“Tu non sapevi” di Luca Cerullo – Quando la memoria si fa consapevolezza
Sara perde nello stesso giorno il marito Enrico e la madre Flora. Con Enrico si erano persi già da tempo, ma lui le è rimasto accanto fino alla fine della malattia della madre. Anche una parte di Flora non è mai appartenuta alla figlia, che la scopre solo dopo la scomparsa della madre, tramite un diario. Due voci narranti distinte, due personaggi definiti, anche dal linguaggio. Secco e diretto quello di Sara, più ricco e complesso quello di Flora.

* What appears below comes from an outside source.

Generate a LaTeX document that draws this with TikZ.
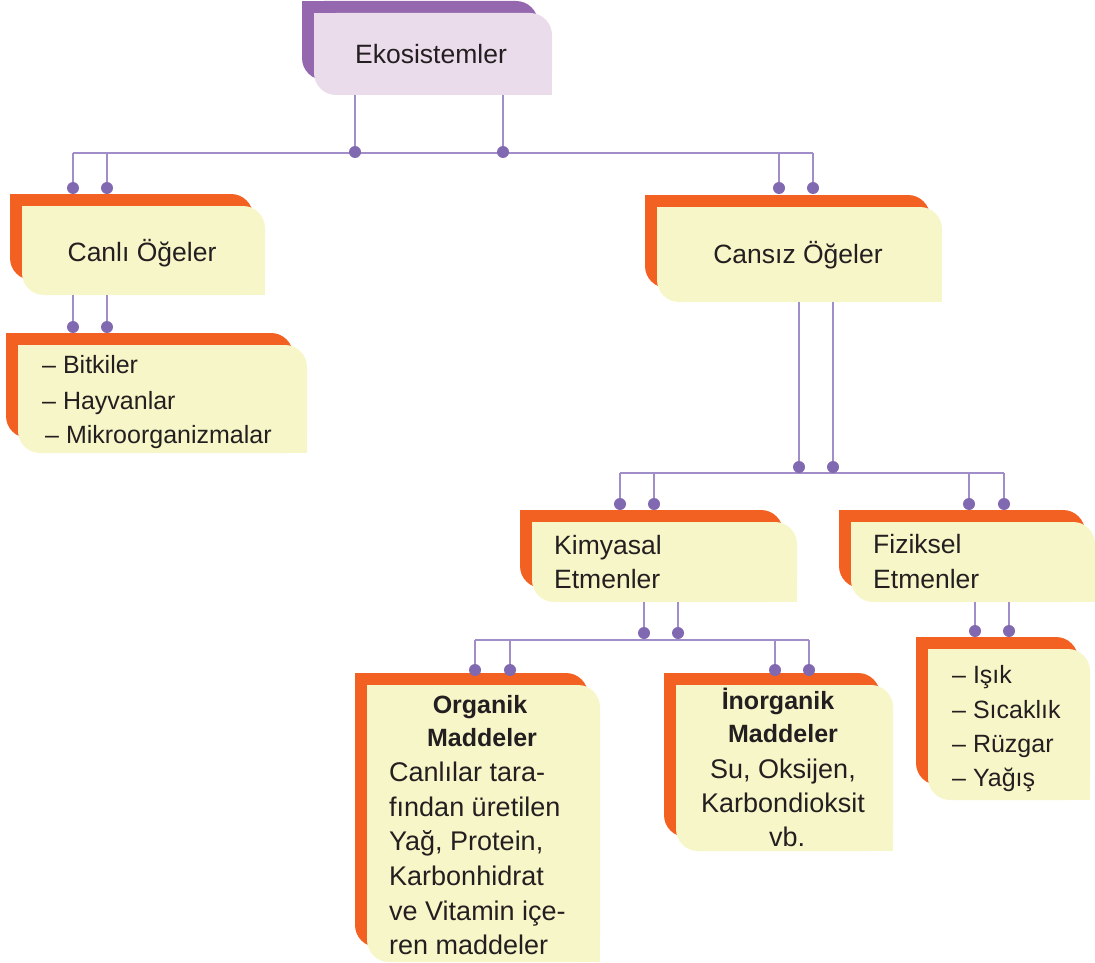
\documentclass[tikz,border=0pt]{standalone}
\usepackage{fontspec}
\setmainfont{Liberation Sans}
\usetikzlibrary{fit}

\definecolor{cardorange}{HTML}{F26122}
\definecolor{cardyellow}{HTML}{F7F6C8}
\definecolor{rootback}{HTML}{9467AE}
\definecolor{rootfront}{HTML}{EBDCEC}
\definecolor{wirecol}{HTML}{A18DC8}
\definecolor{knobcol}{HTML}{8169B1}
\definecolor{ink}{HTML}{231F20}

\pgfdeclarelayer{cards}
\pgfdeclarelayer{wires}
\pgfsetlayers{cards,wires,main}

% a plate with rounded top-right and bottom-left corners, square elsewhere
% #1 colour, #2 x1, #3 y1, #4 x2, #5 y2, #6 radius
\newcommand\plate[6]{%
  \fill[#1, rounded corners=#6pt] (#2,#3) rectangle (#4,#5);
  \fill[#1] (#2,#3) rectangle ({#2+#6},{#3+#6});
  \fill[#1] ({#4-#6},{#5-#6}) rectangle (#4,#5);
}
% a card: coloured back plate and a lighter front plate shifted by 12
% #1 name, #2 back colour, #3 front colour, #4 back left, #5 back top,
% #6 back right, #7 back bottom, #8 front right, #9 front bottom
\newcommand\card[9]{%
  \begin{pgfonlayer}{cards}
    \plate{#2}{#4}{#5}{#6}{#7}{22}
    \plate{#3}{#4+12}{#5+12}{#8}{#9}{22}
  \end{pgfonlayer}
  \coordinate (#1-a) at ({#4+12},{#5+12});
  \coordinate (#1-b) at (#8,#9);
  \node[fit=(#1-a)(#1-b), inner sep=0pt] (#1) {};
}

\tikzset{
  wire/.style={draw=wirecol, line width=1.6pt},
  bus/.style={draw=wirecol, line width=2pt},
  knob/.style={circle, fill=knobcol, inner sep=0pt, minimum size=12pt},
  lbl/.style={text=ink, inner sep=0pt, font=\fontsize{26.5}{32}\selectfont},
  item/.style={text=ink, inner sep=0pt, anchor=base west, font=\fontsize{25}{30}\selectfont},
  body/.style={text=ink, inner sep=0pt, font=\fontsize{27}{32}\selectfont},
  head/.style={text=ink, inner sep=0pt, anchor=base, font=\fontsize{25}{30}\selectfont\bfseries},
}

\begin{document}
\begin{tikzpicture}[x=1pt, y=-1pt]
\useasboundingbox (0,0) rectangle (1095,963);

% cards
\card{ekos}{rootback}{rootfront}{302}{1}{538}{80}{552}{95}
\card{canli}{cardorange}{cardyellow}{10}{194}{253}{280}{265}{295}
\card{canlilist}{cardorange}{cardyellow}{6}{333}{293}{438}{307}{453}
\card{cansiz}{cardorange}{cardyellow}{645}{195}{930}{288}{942}{302}
\card{kimya}{cardorange}{cardyellow}{520}{510}{783}{588}{797}{602}
\card{fizik}{cardorange}{cardyellow}{839}{510}{1085}{588}{1095}{602}
\card{fiziklist}{cardorange}{cardyellow}{916}{637}{1078}{785}{1090}{800}
\card{organik}{cardorange}{cardyellow}{355}{673}{588}{947}{600}{962}
\card{inorganik}{cardorange}{cardyellow}{664}{673}{880}{837}{893}{851}

% knobs
\node[knob] (E1) at (355,152) {};
\node[knob] (E2) at (503,152) {};
\node[knob] (C1) at (73,188) {};
\node[knob] (C2) at (107,188) {};
\node[knob] (S1) at (779,188) {};
\node[knob] (S2) at (813,188) {};
\node[knob] (B1) at (73,327) {};
\node[knob] (B2) at (107,327) {};
\node[knob] (T1) at (799,467) {};
\node[knob] (T2) at (833,467) {};
\node[knob] (K1) at (620,504) {};
\node[knob] (K2) at (654,504) {};
\node[knob] (F1) at (969,504) {};
\node[knob] (F2) at (1004,504) {};
\node[knob] (M1) at (644,633) {};
\node[knob] (M2) at (678,633) {};
\node[knob] (O1) at (475,670) {};
\node[knob] (O2) at (510,670) {};
\node[knob] (I1) at (775,670) {};
\node[knob] (I2) at (809,670) {};
\node[knob] (P1) at (975,631) {};
\node[knob] (P2) at (1009,631) {};

% bus levels
\coordinate (busA) at (0,153);
\coordinate (busB) at (0,473);
\coordinate (busC) at (0,640);

\begin{pgfonlayer}{wires}
  % Ekosistemler
  \draw[wire] (ekos.south -| E1) -- (E1);
  \draw[wire] (ekos.south -| E2) -- (E2);
  \draw[bus] (C1 |- busA) -- (S2 |- busA);
  \foreach \k in {C1,C2,S1,S2} \draw[wire] (\k |- busA) -- (\k);
  % Canli Ogeler
  \draw[wire] (canli.south -| B1) -- (B1);
  \draw[wire] (canli.south -| B2) -- (B2);
  % Cansiz Ogeler
  \draw[wire] (cansiz.south -| T1) -- (T1);
  \draw[wire] (cansiz.south -| T2) -- (T2);
  \draw[bus] (K1 |- busB) -- (F2 |- busB);
  \foreach \k in {K1,K2,F1,F2} \draw[wire] (\k |- busB) -- (\k);
  % Kimyasal Etmenler
  \draw[wire] (kimya.south -| M1) -- (M1);
  \draw[wire] (kimya.south -| M2) -- (M2);
  \draw[bus] (O1 |- busC) -- (I2 |- busC);
  \foreach \k in {O1,O2,I1,I2} \draw[wire] (\k |- busC) -- (\k);
  % Fiziksel Etmenler
  \draw[wire] (fizik.south -| P1) -- (P1);
  \draw[wire] (fizik.south -| P2) -- (P2);
\end{pgfonlayer}

% labels
\node[lbl, anchor=base] (tEkos) at (431,64) {Ekosistemler};
\node[lbl, anchor=base] (tCanli) at (142,261) {Canlı Öğeler};
\node[lbl, anchor=base] (tCansiz) at (798,263) {Cansız Öğeler};

\node[item] (tBit) at (42,373) {– Bitkiler};
\node[item] (tHay) at (42,409) {– Hayvanlar};
\node[item] (tMik) at (45,443) {– Mikroorganizmalar};

\node[lbl, anchor=base west] (tKim1) at (554,554) {Kimyasal};
\node[lbl, anchor=base west] (tKim2) at (554,588) {Etmenler};
\node[lbl, anchor=base west] (tFiz1) at (873,553) {Fiziksel};
\node[lbl, anchor=base west] (tFiz2) at (873,588) {Etmenler};

\node[item] (tIsik) at (952,683) {– Işık};
\node[item] (tSic) at (952,718) {– Sıcaklık};
\node[item] (tRuz) at (952,752) {– Rüzgar};
\node[item] (tYag) at (952,786) {– Yağış};

\node[head] (tOrg1) at (480,713) {Organik};
\node[head] (tOrg2) at (482,746) {Maddeler};
\node[body, anchor=base west] (tOrg3) at (389,781) {Canlılar tara-};
\node[body, anchor=base west] (tOrg4) at (389,816) {fından üretilen};
\node[body, anchor=base west] (tOrg5) at (389,850) {Yağ, Protein,};
\node[body, anchor=base west] (tOrg6) at (389,885) {Karbonhidrat};
\node[body, anchor=base west] (tOrg7) at (389,920) {ve Vitamin içe-};
\node[body, anchor=base west] (tOrg8) at (389,954) {ren maddeler};

\node[head] (tIno1) at (778,709) {İnorganik};
\node[head] (tIno2) at (783,742) {Maddeler};
\node[body, anchor=base] (tIno3) at (783,778) {Su, Oksijen,};
\node[body, anchor=base] (tIno4) at (783,812) {Karbondioksit};
\node[body, anchor=base] (tIno5) at (787,846) {vb.};
\end{tikzpicture}
\end{document}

“Tu non sapevi” (Castelvecchi, 2020, pp. 168, euro 17,50) di Luca Cerullo è un romanzo sull’inadeguatezza, la stessa che accomuna madre e figlia, quella di chi sviscera i rapporti che vive e si rifiuta di credere e accettare che sia tutto lì. L’insofferenza di chi non vuole che siano le convenzioni a scegliere della propria vita.: “Quindi ero pazza, secondo lui. Ero pazza perché non badavo a Sara, non come le mogli dei suoi colleghi. Ero pazza perché non aprivo le cosce a comando, pazza perché non avevo imparato a cucinare, perché uscivo da sola”.

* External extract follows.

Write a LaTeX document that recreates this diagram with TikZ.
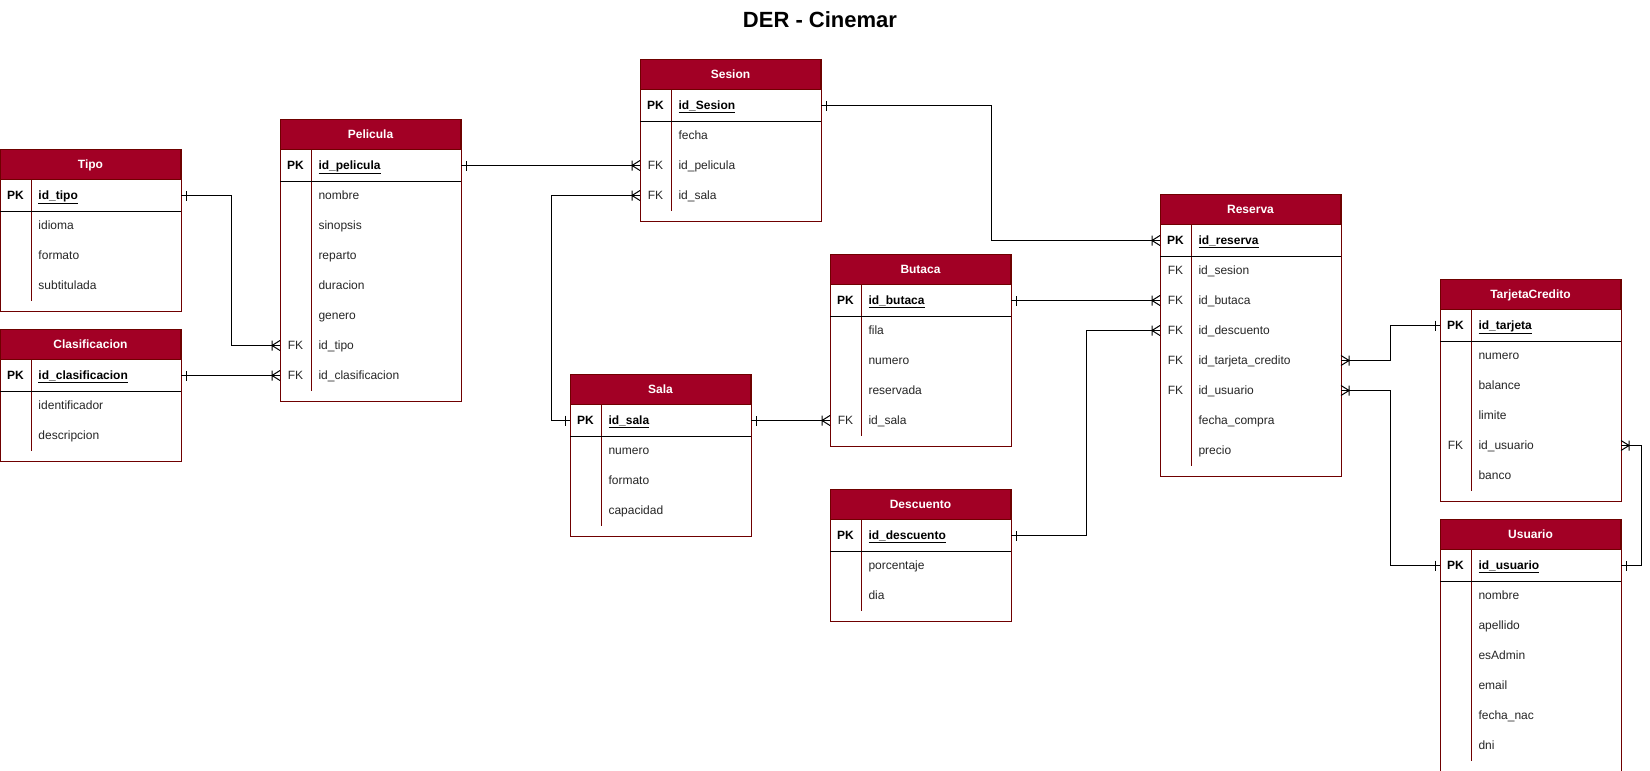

Ma Flora non è pazza, tutto ciò che ha è “(…) un amore. Un grande amore che non vuole saperne di ciò che è stato. Questo ho”. Quel che consuma Flora, fino a farla sembrare pazza agli occhi di chi vive secondo l’ordine che ci hanno raccontato (per forza una bella casa, per forza un matrimonio, per forza dalla suocera a pranzo la domenica, per forza un figlio, per forza fare all’amore quando il proprio uomo lo chiede) è che sa che c’è dell’altro, che un’altra vita è possibile, ma non se la persona verso cui hai un sentimento lo nega. Flora perde la sua furia e si calma quando quel sentimento non è più negato, ma liberato, palesato, finalmente possibile. E con questa nuova consapevolezza può allora accettare tutto. E alla fine delle pagine lasciatele dalla madre, anche Sara acquista nuove consapevolezze, anche se attraverso storie che un figlio non vorrebbe/dovrebbe sapere dei propri genitori, che una parte intima e segreta ce l’abbiamo tutti. Eppure il romanzo di Cerullo si basa proprio sul volersi concedere completamente, per liberarsi e per sentirsi, finalmente, capiti.
Le parole con cui Cerullo chiude il romanzo sono anche il suo riassunto perfetto, il conflitto tra fare e non fare; lasciare che le cose accadano/farle accadere: “Viviamo in continua oscillazione tra le scuse che ci fanno restare e quelle che ci convincono a partire. Io attendo di capire quali sono le scuse che mi appartengono, che parlano al mio posto. Quindi non faccio nulla. Me ne sto seduta, tanto le cose prima o poi accadono. Io per ora mi siedo qui e aspetto. Che al freddo, si sa, dopo un po’ ci si abitua.”